Burger King has announced that it is buying Tim Horton’s, a Canadian doughnut and coffee chain, and moving its headquarters to Canada as part of the move. From the frenzied reaction to the decision, you’d think the head guys at Burger King had set fire to the American flag and then used the remains to mop the floor by the deep frying machine.
Ohio’s Democratic Senator, Sherrod Brown, seems to be the one who has gone the deepest off the deep end; he’s urging a boycott of Burger King in favor of American burger outlets like Wendy’s and White Castle. In an email he sent out yesterday, Brown calls what Burger King is doing “abandoning your country” and says it is part of a “growing trend in which companies get rich in the United States, then move to a foreign tax haven with the stroke of a pen.” Bernie Sanders, the Independent Senator from Vermont, says the move shows “contempt” for the “average American.” Dick Durbin, the Democratic Senator from Illinois, also has ripped Burger King for being un-American.
It’s not entirely clear that Burger King’s motive in pursuing the Tim Horton’s deal is to avoid taxes. The company says they are making the move not to dodge taxes, but because they want to buy Tim Horton’s and think the move will be more palatable to Canadian regulators if the combined company’s headquarters is in Canada. It seems undeniable, however, that the move to Canada will change how the new company pays taxes — companies that are headquartered in the U.S., under U.S. tax laws, pay the steep 35 percent corporate income tax on all income earned anywhere in the world (even in countries that have no corporate income tax), whereas companies headquartered in Canada (and many other countries) pay the different corporate tax rates in the countries in which the income is earned.

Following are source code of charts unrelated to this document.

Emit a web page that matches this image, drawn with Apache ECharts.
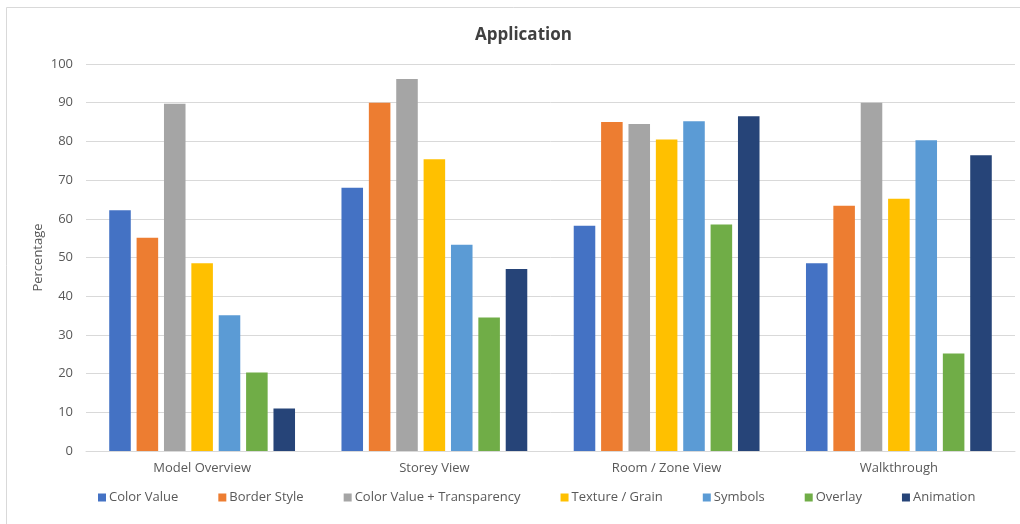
<!DOCTYPE html>
<html><head><meta charset="utf-8">
<script src="https://cdn.jsdelivr.net/npm/echarts@6/dist/echarts.min.js"></script>
<style>html,body{margin:0;padding:0;background:#fff}#c{width:1020px;height:524px}</style>
</head><body><div id="c"></div>
<script>
const categories = ["Model Overview", "Storey View", "Room / Zone View", "Walkthrough"];
const seriesNames = ["Color Value", "Border Style", "Color Value + Transparency", "Texture / Grain", "Symbols", "Overlay", "Animation"];
const colorValue = [62.2, 68.0, 58.2, 48.5];
const borderStyle = [55.1, 90.0, 85.0, 63.4];
const transparency = [89.7, 96.1, 84.5, 90.0];
const texture = [48.5, 75.4, 80.5, 65.2];
const symbols = [35.1, 53.3, 85.2, 80.3];
const overlay = [20.3, 34.5, 58.5, 25.2];
const animation = [11.0, 47.0, 86.5, 76.4];
const seriesData = [colorValue, borderStyle, transparency, texture, symbols, overlay, animation];
const colors = ["#4472C4", "#ED7D31", "#A5A5A5", "#FFC000", "#5B9BD5", "#70AD47", "#264478"];
const yTicks = [0, 10, 20, 30, 40, 50, 60, 70, 80, 90, 100];

const font = "Open Sans";
const chart = echarts.init(document.getElementById('c'));
chart.setOption({
  animation: false,
  backgroundColor: '#fff',
  color: colors,
  title: {
    text: 'Application', left: 470, top: 22,
    textStyle: { fontFamily: font, fontSize: 17, fontWeight: 'bold', color: '#404040' }
  },
  graphic: [
    { type: 'line', shape: { x1: 6.5, y1: 7.5, x2: 6.5, y2: 524 }, style: { stroke: '#d9d9d9', lineWidth: 1 } },
    { type: 'line', shape: { x1: 6.5, y1: 7.5, x2: 1020, y2: 7.5 }, style: { stroke: '#d9d9d9', lineWidth: 1 } }
  ],
  legend: {
    bottom: 15, left: 93, itemWidth: 8, itemHeight: 8, itemGap: 40, icon: 'rect',
    textStyle: { fontFamily: font, fontSize: 13, color: '#595959', padding: [0, 0, 0, -2] },
    data: seriesNames
  },
  grid: { left: 86, right: 5, top: 64, bottom: 73 },
  xAxis: {
    type: 'category', data: categories,
    axisLine: { lineStyle: { color: '#d9d9d9' } },
    axisTick: { show: false },
    axisLabel: { fontFamily: font, fontSize: 13, color: '#595959', margin: 11 }
  },
  yAxis: {
    type: 'value', min: 0, max: 100, interval: 10,
    name: 'Percentage', nameLocation: 'middle', nameGap: 41, nameRotate: 90,
    nameMoveOverlap: false,
    nameTextStyle: { fontFamily: font, fontSize: 13, color: '#595959' },
    axisLine: { show: false }, axisTick: { show: false },
    splitLine: { lineStyle: { color: '#d9d9d9' } },
    axisLabel: { fontFamily: font, fontSize: 13, color: '#595959', margin: 13,
      formatter: v => yTicks.includes(v) ? String(v) : '' }
  },
  series: seriesNames.map((n, i) => ({
    name: n, type: 'bar', data: seriesData[i],
    barGap: '27%', barCategoryGap: '20%'
  }))
});
</script></body></html>
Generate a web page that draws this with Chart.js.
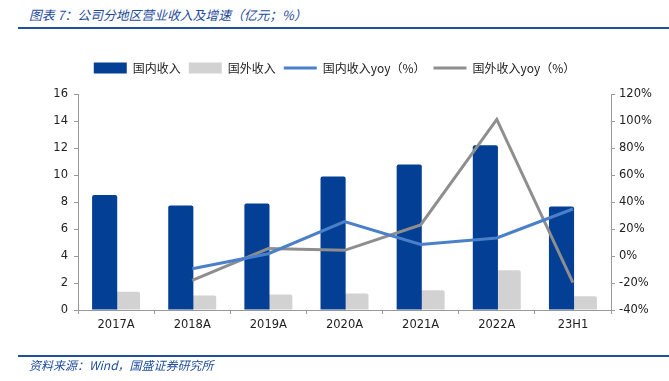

The overreaction to the Burger King move seems like pretty obvious, and silly, political posturing. So Canada, our friendly neighbor to the north with whom we share a peaceful common border that is thousands of miles long, is now a despicable “tax haven” like, say, the Cayman Islands? So corporations that see a better deal and pursue it are now unpatriotic if that deal reduces the taxes they pay in the U.S.?
As a reminder to our Senators, corporations don’t exist to funnel as much money as possible to the U.S. government. Instead, corporations are principally answerable to their stockholders and, in most instances, have the primary goal of making money, not shelling it out unnecessarily. Burger King isn’t breaking any laws by buying Tim Horton’s and moving its headquarters, and if doing so will help it save on unnecessary tax payments and realize better shareholder value, what’s wrong with that? If American tax policy is out of step with that of Canada and other countries, maybe America needs to revisit its policy rather than blaming companies for making entirely rational economic decisions.
One other point on this: there’s a Burger King near my house. I’m not sure how many people it employs, all told — 50, perhaps? — but how do you think those people would be affected if Sherrod Brown’s call for a boycott were successful? If Burger King moves to Canada its restaurants will continue to employ thousands of Americans, and it will continue to pay taxes on the money it earns here. That seems fair to me.